Achim Freyer's work is operatic in scale and operatic in inspiration. He was recently artistic director for the LA Opera's production of the Wagnerian Ring Cycle, and is clearly not only an admirer but an emulator of the composer's concern with the Gesamtkunstwerk, the "all-together-art-work" that aspires to combine art, music, theater, choreography--you name it--in one big, organic bundle. Freyer refuses to restrict his vision to the stage, as is evident in this assemblage of dozens of mostly large-scale paintings and three-dimensional works (giant figures constructed out of a variety of media.) The sheer quantity of output is stunning, when seen in the perspective of the artist's other obligations in recent years, and the paintings combine gestural and broadly geometric abstraction with such conceptual elements as words and letters. Their scale encourages us to step into their spaces as though into a theatrical set, and wander the multifarious paths their surfaces offers for our exploration.

(Photo courtesy ACE GALLERY website)
Color, too, is used to dramatic effect, appealing to the big emotional response. A critic, I'm sure (and I am not one!) could cavil about a certain unevenness in quality. Freyer seems content to just throw everything into the pot of his creative energy. But I'll buy into the sheer force of that energy itself and allow myself to be swept up in it.

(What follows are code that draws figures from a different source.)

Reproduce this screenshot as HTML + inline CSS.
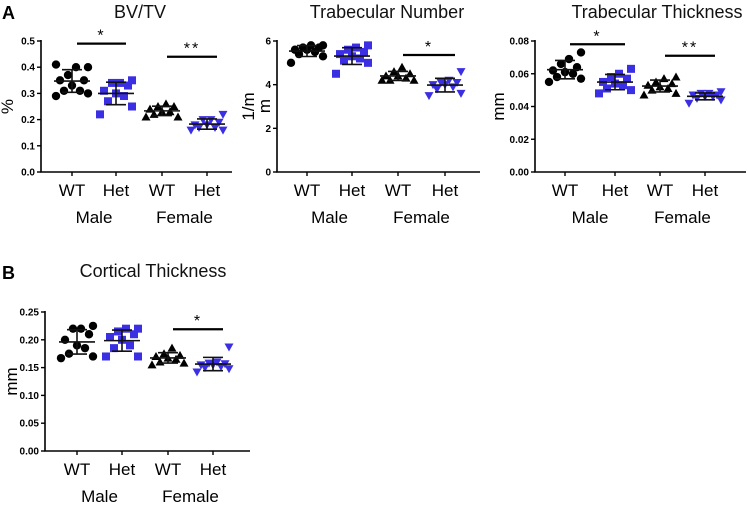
<!DOCTYPE html>
<html><head><meta charset="utf-8"><style>
body{margin:0;background:#fff;}
svg{display:block;font-family:"Liberation Sans",Arial,sans-serif;}
</style></head><body>
<svg id="fig" width="747" height="506" viewBox="0 0 747 506" xmlns="http://www.w3.org/2000/svg"></svg>
<script>
// ---- data ----
const categories = ["WT","Het","WT","Het"];
const sexLabels = ["Male","Female"];
const bvtvValues = [
 [0.29,0.30,0.31,0.31,0.33,0.35,0.35,0.37,0.40,0.40,0.41],
 [0.22,0.25,0.27,0.29,0.30,0.31,0.33,0.34,0.34,0.35],
 [0.21,0.21,0.22,0.23,0.23,0.24,0.25,0.25,0.26],
 [0.16,0.16,0.17,0.17,0.18,0.18,0.19,0.20,0.20,0.22]];
const bvtvTicks = ["0.0","0.1","0.2","0.3","0.4","0.5"];
const tbnValues = [
 [5.0,5.3,5.4,5.5,5.6,5.6,5.7,5.7,5.8,5.8],
 [4.5,5.0,5.1,5.2,5.3,5.4,5.5,5.6,5.7,5.8],
 [4.2,4.2,4.2,4.3,4.4,4.4,4.5,4.6,4.8],
 [3.5,3.6,3.8,3.9,4.0,4.0,4.1,4.1,4.2,4.6]];
const tbnTicks = ["0","2","4","6"];
const tbthValues = [
 [0.055,0.057,0.058,0.060,0.061,0.062,0.064,0.066,0.069,0.073],
 [0.048,0.050,0.051,0.053,0.054,0.055,0.057,0.058,0.060,0.063],
 [0.047,0.048,0.050,0.051,0.052,0.053,0.054,0.055,0.057,0.058],
 [0.042,0.044,0.045,0.046,0.046,0.047,0.047,0.048,0.048,0.049]];
const tbthTicks = ["0.00","0.02","0.04","0.06","0.08"];
const ctthValues = [
 [0.167,0.170,0.175,0.185,0.190,0.200,0.210,0.220,0.220,0.225],
 [0.170,0.170,0.185,0.190,0.200,0.205,0.210,0.215,0.220,0.220],
 [0.155,0.158,0.160,0.165,0.167,0.170,0.172,0.175,0.185],
 [0.142,0.148,0.150,0.152,0.155,0.155,0.157,0.158,0.160,0.187]];
const ctthTicks = ["0.00","0.05","0.10","0.15","0.20","0.25"];
// significance: [fromGroup, toGroup, yValue, label]
const bvtvSig = [[0,1,0.49,"*"],[2,3,0.44,"**"]];
const tbnSig = [[2,3,5.36,"*"]];
const tbthSig = [[0,1,0.078,"*"],[2,3,0.071,"**"]];
const ctthSig = [[2,3,0.219,"*"]];

const NS="http://www.w3.org/2000/svg";
const svg=document.getElementById('fig');
function mk(tag,attrs,parent,text){const e=document.createElementNS(NS,tag);for(const k in attrs)e.setAttribute(k,attrs[k]);if(text!==undefined)e.textContent=text;(parent||svg).appendChild(e);return e;}
const BLACK="#000", BLUE="#3b2fe3";
const colors=[BLACK,BLUE,BLACK,BLUE];
const shapes=["circle","square","tri","tridown"];
const jitterUnit=[-2,2,-1,1,0,-1.5,1.5,-0.5,0.5,2,-2];

function panel(cfg){
 const g=mk('g',{});
 
 
 const ymax=parseFloat(cfg.ticks[cfg.ticks.length-1]);
 const y=v=>cfg.y0-(v/ymax)*(cfg.y0-cfg.y1);
 const x=i=>cfg.gx[i];
 const t=mk('text',{x:cfg.tx,y:cfg.ty,'font-size':18,'text-anchor':'middle',fill:'#111'},g,cfg.title);
 
 
 const yl=mk('text',{x:cfg.ylx,y:(cfg.y0+cfg.y1)/2,'font-size':17,'text-anchor':'middle',transform:`rotate(-90 ${cfg.ylx} ${(cfg.y0+cfg.y1)/2})`},g,cfg.ylabel);
 
 
 const ax=mk('path',{d:`M${cfg.ax} ${cfg.y1-1}V${cfg.y0}H${cfg.axEnd}`,stroke:'#000','stroke-width':1.6,fill:'none'},g);
 
 
 cfg.ticks.forEach(tk=>{
  const v=parseFloat(tk),yy=y(v);
  mk('line',{x1:cfg.ax-4,x2:cfg.ax,y1:yy,y2:yy,stroke:'#000','stroke-width':1.4},g);
  const tl=mk('text',{x:cfg.ax-6,y:yy+3.5,'font-size':10,'font-weight':'bold','text-anchor':'end'},g,tk);
  
  
 });
 categories.forEach((c,i)=>{
  mk('line',{x1:x(i),x2:x(i),y1:cfg.y0,y2:cfg.y0+4,stroke:'#000','stroke-width':1.4},g);
  const cl=mk('text',{x:x(i),y:cfg.y0+24,'font-size':17,'text-anchor':'middle'},g,c);
  
  
 });
 sexLabels.forEach((s,k)=>{
  const sl=mk('text',{x:(x(2*k)+x(2*k+1))/2,y:cfg.y0+51,'font-size':17,'text-anchor':'middle'},g,s);
  
  
 });
 cfg.data.forEach((arr,gi)=>{
  const n=arr.length;
  const sorted=arr.slice().sort((a,b)=>a-b);
  sorted.forEach((v,i)=>{
   const off=jitterUnit[i%jitterUnit.length]*8;
   const px=x(gi)+off, py=y(v), col=colors[gi], s=shapes[gi];
   let m;
   if(s==='circle')m=mk('circle',{cx:px,cy:py,r:4.2,fill:col},g);
   else if(s==='square')m=mk('rect',{x:px-4,y:py-4,width:8,height:8,fill:col},g);
   else if(s==='tri')m=mk('polygon',{points:`${px},${py-4.5} ${px+4.5},${py+3.5} ${px-4.5},${py+3.5}`,fill:col},g);
   else m=mk('polygon',{points:`${px},${py+4.5} ${px+4.5},${py-3.5} ${px-4.5},${py-3.5}`,fill:col},g);
   
   
  });
  const mean=arr.reduce((a,b)=>a+b,0)/n;
  const sd=Math.sqrt(arr.reduce((a,b)=>a+(b-mean)*(b-mean),0)/(n-1));
  const e=mk('path',{d:`M${x(gi)-18} ${y(mean)}H${x(gi)+18}M${x(gi)} ${y(mean+sd)}V${y(mean-sd)}M${x(gi)-10} ${y(mean+sd)}H${x(gi)+10}M${x(gi)-10} ${y(mean-sd)}H${x(gi)+10}`,stroke:'#111','stroke-width':1.6,fill:'none'},g);
  
  
 });
 cfg.sig.forEach(sg=>{
  const x1=x(sg[0])+5,x2=x(sg[1])+10,yy=y(sg[2]);
  const l=mk('line',{x1:x1,x2:x2,y1:yy,y2:yy,stroke:'#000','stroke-width':2.2},g);
  
  
  const st=mk('text',{x:(x1+x2)/2,y:yy-3,'font-size':16,'text-anchor':'middle','letter-spacing':2},g,sg[3]);
  
  
 });
}

const la=mk('text',{x:2,y:19,'font-size':18,'font-weight':'bold'},svg,'A');


const lb=mk('text',{x:2,y:279,'font-size':18,'font-weight':'bold'},svg,'B');



panel({name:'bvtv-chart',title:'BV/TV',tx:140,ty:18,ylabel:'%',ylx:13,ax:41,axEnd:232,y0:172,y1:41,gx:[72,116,162,207],ticks:bvtvTicks,data:bvtvValues,sig:bvtvSig});
panel({name:'trabecular-number-chart',title:'Trabecular Number',tx:387,ty:18,ylabel:'1/m',ylx:254,ax:277,axEnd:480,y0:172,y1:41,gx:[307,352,398,445],ticks:tbnTicks,data:tbnValues,sig:tbnSig});
const mlab=mk('text',{x:270,y:106,'font-size':17,'text-anchor':'middle',transform:'rotate(-90 270 106)'},svg,'m');


panel({name:'trabecular-thickness-chart',title:'Trabecular Thickness',tx:657,ty:18,ylabel:'mm',ylx:504,ax:535,axEnd:746,y0:172,y1:41,gx:[565,615,660,705],ticks:tbthTicks,data:tbthValues,sig:tbthSig});
panel({name:'cortical-thickness-chart',title:'Cortical Thickness',tx:153,ty:277,ylabel:'mm',ylx:17,ax:45,axEnd:250,y0:451,y1:312,gx:[77,122,168,213],ticks:ctthTicks,data:ctthValues,sig:ctthSig});
</script>
</body></html>
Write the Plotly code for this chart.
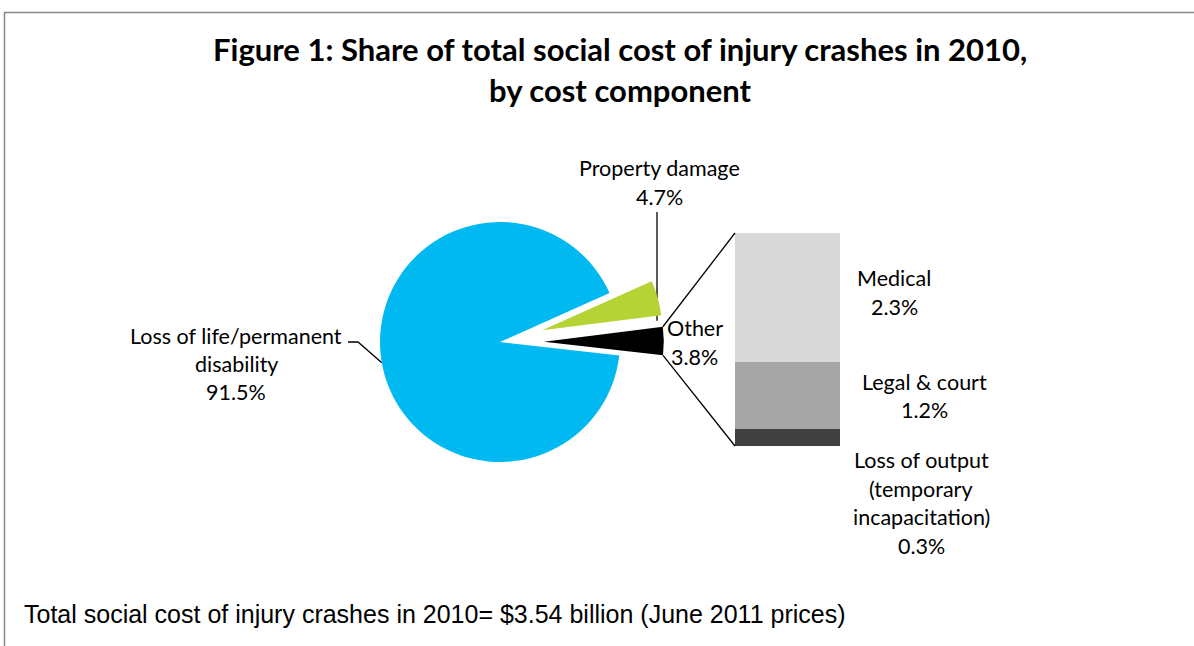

Something of the same nature could be said about the concurrent exhibit of vast numbers of paintings by John Millei, collectively referred to as his Maritime series. Millei invites us to join him in his fascination with the structural complexity of ships, from hull to rigging; and with the massive movement of the oceans. His paintings--some of them oceanic in scale, ranging up to 12 feet in height and twenty-five feet in breadth!--fall into two categories, both combining the ambitions of large-scale abstraction with not-so subtle hints of representational elements. The motion of waves is rendered in huge undulating lines of color or plain white...

(Photo courtesy ACE GALLERY website)
...with something of the reductive simplicity you find in children's drawings. Elsewhere, the timbers of the hull, the tall masts and draped lines of the rigging form intricate, quasi-geometric structures that offer a rigorous counterpoint to that simplicity. This cell phone picture will give you a sense of the scale...

(Cell phone photo, with apologies to the artist and the gallery!)

The overall impression is of strength tempered by vulnerability. The powerful self-assurance of the painter's process is evident throughout, engaging the eye even as it convinces the observing mind with its authority. These are paintings we say "Yes" to, and not simply because we are awed by their sheer scale. They are masterfully done.

Okay. Drive on down Wilshire to the Beverly Hills Ace to find Herb Alpert and you will surely be in for a surprise. Walk into the main gallery and you find yourself in a dense forest of black totemic shapes...

(Photo courtesy ACE GALLERY website)
...three or four times your own--say average--human height and reaching, in some cases, to the very top of the high-ceilinged space. Each one is cast in bronze, and their very weight is perceptible as you walk amongst them. Each one is truly a "totem" in that its smooth, curving surfaces celebrate an intricate interaction between human and animal spirits; each one is an aspiration toward the heavens, an expression of the enduring, deeply human need to be one with nature and our fellow-travelers on this planet, and at the same time to integrate with some power beyond our fragile, temporal existence. Some may quibble, again, with the quantity of work included in this installation; I say there's strength in numbers. I recalled that Baudelaire poem that evokes our passage through "forets de symboles," where we are dwarfed by a natural world--in this case, a world of artifacts--that seems, as the poet suggests, to observe us as we pass. The work makes us feel small, yes, even as it celebrates the greatness of our aspirations.

It happened, by the way, that the artist was on hand at the time of our visit, preparing for an interview with reporters, cameras, and so on. Having consulted with him briefly, years ago, Ellie wondered if he would remember her (as if not!) and re-introduced herself, so we had the added pleasure of a few minutes conversation with the man who achieved international fame with the Tijuana Brass! There he is, in black, seen from behind, on this cell phone photo...

As a bonus, in the back galleries, we found some pleasing installations of work by old friends DeWain Valentine...

(Cell phone photo, with apologies to the artist and the gallery!)
... and Gary Lang...

(Photo: as above)

Altogether, a satisfying visit to ACE GALLERIES, and one to be recommended to those close enough to follow our example.

1 comment:

TaraDharma said...

good on Herb! It is wonderful how many musicians are also visual artists -- the vision just needs to be expressed and out it comes.